**INSTRUCTIONS TO FOLLOW**
Retype each line exactly. Skip images.

**GIVEN DATA**
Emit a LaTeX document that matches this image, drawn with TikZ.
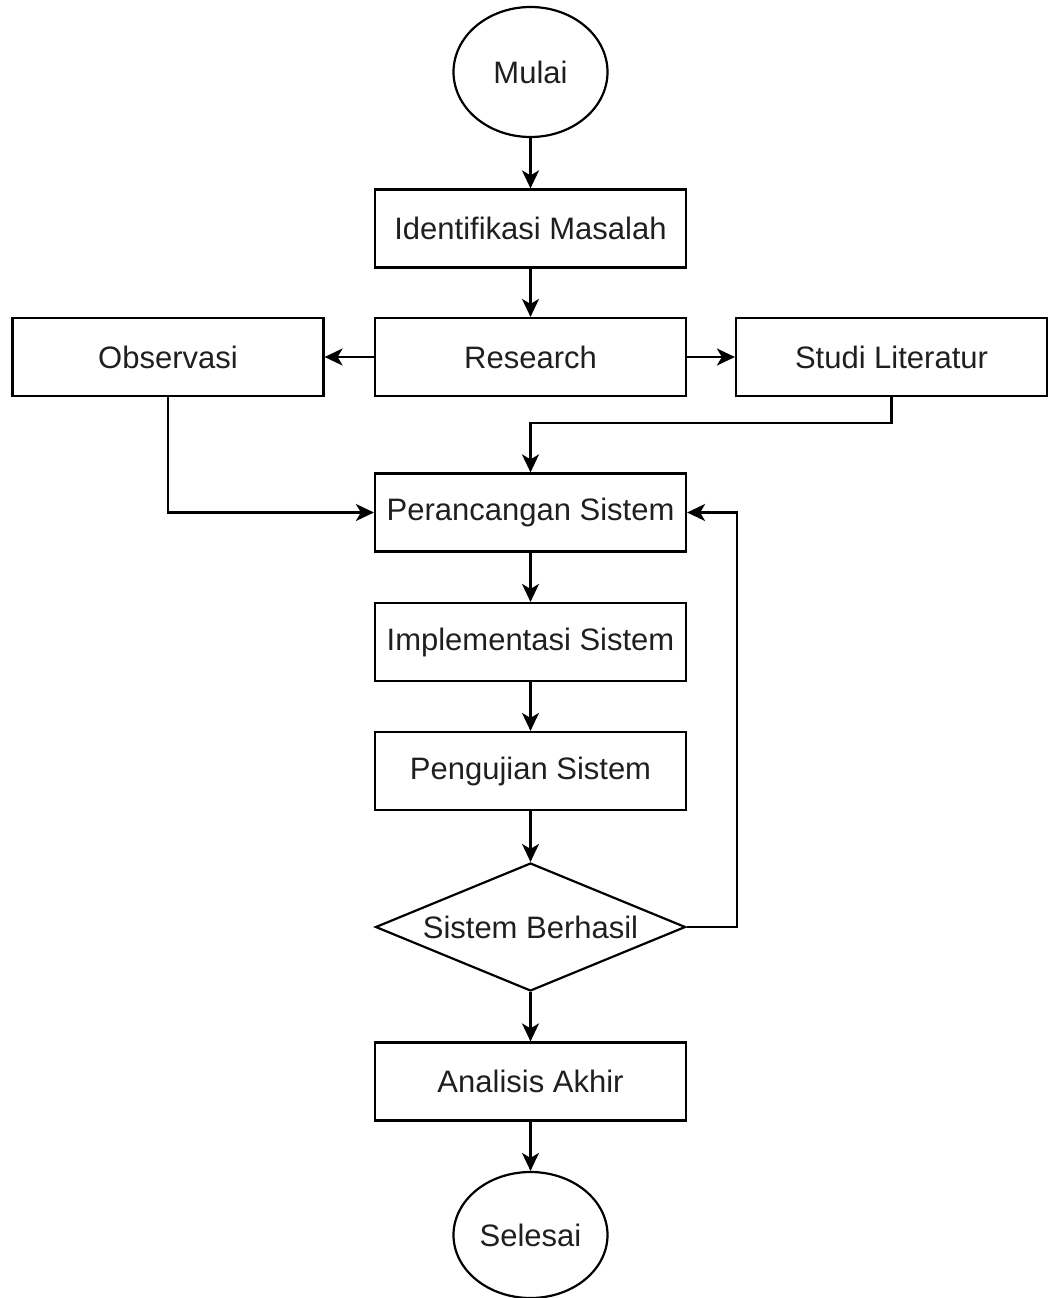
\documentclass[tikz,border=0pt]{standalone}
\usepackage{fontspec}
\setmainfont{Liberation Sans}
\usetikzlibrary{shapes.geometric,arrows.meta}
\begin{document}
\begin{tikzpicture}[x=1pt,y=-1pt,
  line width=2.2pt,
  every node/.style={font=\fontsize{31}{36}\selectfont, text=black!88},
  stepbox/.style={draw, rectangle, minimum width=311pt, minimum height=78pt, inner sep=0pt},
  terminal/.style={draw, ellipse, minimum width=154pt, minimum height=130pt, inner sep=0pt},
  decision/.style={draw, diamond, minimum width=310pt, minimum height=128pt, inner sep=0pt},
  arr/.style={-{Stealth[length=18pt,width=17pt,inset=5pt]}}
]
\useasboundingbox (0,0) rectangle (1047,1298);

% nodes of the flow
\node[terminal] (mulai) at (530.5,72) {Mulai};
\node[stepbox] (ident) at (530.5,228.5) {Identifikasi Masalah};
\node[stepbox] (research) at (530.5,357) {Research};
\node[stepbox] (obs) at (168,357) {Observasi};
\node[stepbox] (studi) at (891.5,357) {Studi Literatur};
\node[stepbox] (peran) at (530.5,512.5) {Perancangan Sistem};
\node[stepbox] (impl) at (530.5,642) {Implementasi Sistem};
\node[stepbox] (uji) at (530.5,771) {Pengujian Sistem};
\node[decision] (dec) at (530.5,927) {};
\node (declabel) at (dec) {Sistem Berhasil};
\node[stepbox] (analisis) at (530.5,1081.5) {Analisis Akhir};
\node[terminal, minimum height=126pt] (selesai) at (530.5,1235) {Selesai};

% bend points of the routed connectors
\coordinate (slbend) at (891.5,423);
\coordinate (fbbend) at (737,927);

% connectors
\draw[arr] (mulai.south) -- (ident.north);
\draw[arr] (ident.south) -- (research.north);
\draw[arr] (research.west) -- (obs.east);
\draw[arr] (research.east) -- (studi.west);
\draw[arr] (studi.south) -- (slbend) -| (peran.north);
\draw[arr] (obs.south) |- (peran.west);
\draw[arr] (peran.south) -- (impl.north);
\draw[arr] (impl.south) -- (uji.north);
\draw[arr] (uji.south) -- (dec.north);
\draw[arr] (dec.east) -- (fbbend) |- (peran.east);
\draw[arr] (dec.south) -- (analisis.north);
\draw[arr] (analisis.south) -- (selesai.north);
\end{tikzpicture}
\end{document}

**FULL RESPONSE**
Emit a LaTeX document that matches this image, drawn with TikZ.
\documentclass[tikz,border=0pt]{standalone}
\usepackage{fontspec}
\setmainfont{Liberation Sans}
\usetikzlibrary{shapes.geometric,arrows.meta}
\begin{document}
\begin{tikzpicture}[x=1pt,y=-1pt,
  line width=2.2pt,
  every node/.style={font=\fontsize{31}{36}\selectfont, text=black!88},
  stepbox/.style={draw, rectangle, minimum width=311pt, minimum height=78pt, inner sep=0pt},
  terminal/.style={draw, ellipse, minimum width=154pt, minimum height=130pt, inner sep=0pt},
  decision/.style={draw, diamond, minimum width=310pt, minimum height=128pt, inner sep=0pt},
  arr/.style={-{Stealth[length=18pt,width=17pt,inset=5pt]}}
]
\useasboundingbox (0,0) rectangle (1047,1298);

% nodes of the flow
\node[terminal] (mulai) at (530.5,72) {Mulai};
\node[stepbox] (ident) at (530.5,228.5) {Identifikasi Masalah};
\node[stepbox] (research) at (530.5,357) {Research};
\node[stepbox] (obs) at (168,357) {Observasi};
\node[stepbox] (studi) at (891.5,357) {Studi Literatur};
\node[stepbox] (peran) at (530.5,512.5) {Perancangan Sistem};
\node[stepbox] (impl) at (530.5,642) {Implementasi Sistem};
\node[stepbox] (uji) at (530.5,771) {Pengujian Sistem};
\node[decision] (dec) at (530.5,927) {};
\node (declabel) at (dec) {Sistem Berhasil};
\node[stepbox] (analisis) at (530.5,1081.5) {Analisis Akhir};
\node[terminal, minimum height=126pt] (selesai) at (530.5,1235) {Selesai};

% bend points of the routed connectors
\coordinate (slbend) at (891.5,423);
\coordinate (fbbend) at (737,927);

% connectors
\draw[arr] (mulai.south) -- (ident.north);
\draw[arr] (ident.south) -- (research.north);
\draw[arr] (research.west) -- (obs.east);
\draw[arr] (research.east) -- (studi.west);
\draw[arr] (studi.south) -- (slbend) -| (peran.north);
\draw[arr] (obs.south) |- (peran.west);
\draw[arr] (peran.south) -- (impl.north);
\draw[arr] (impl.south) -- (uji.north);
\draw[arr] (uji.south) -- (dec.north);
\draw[arr] (dec.east) -- (fbbend) |- (peran.east);
\draw[arr] (dec.south) -- (analisis.north);
\draw[arr] (analisis.south) -- (selesai.north);
\end{tikzpicture}
\end{document}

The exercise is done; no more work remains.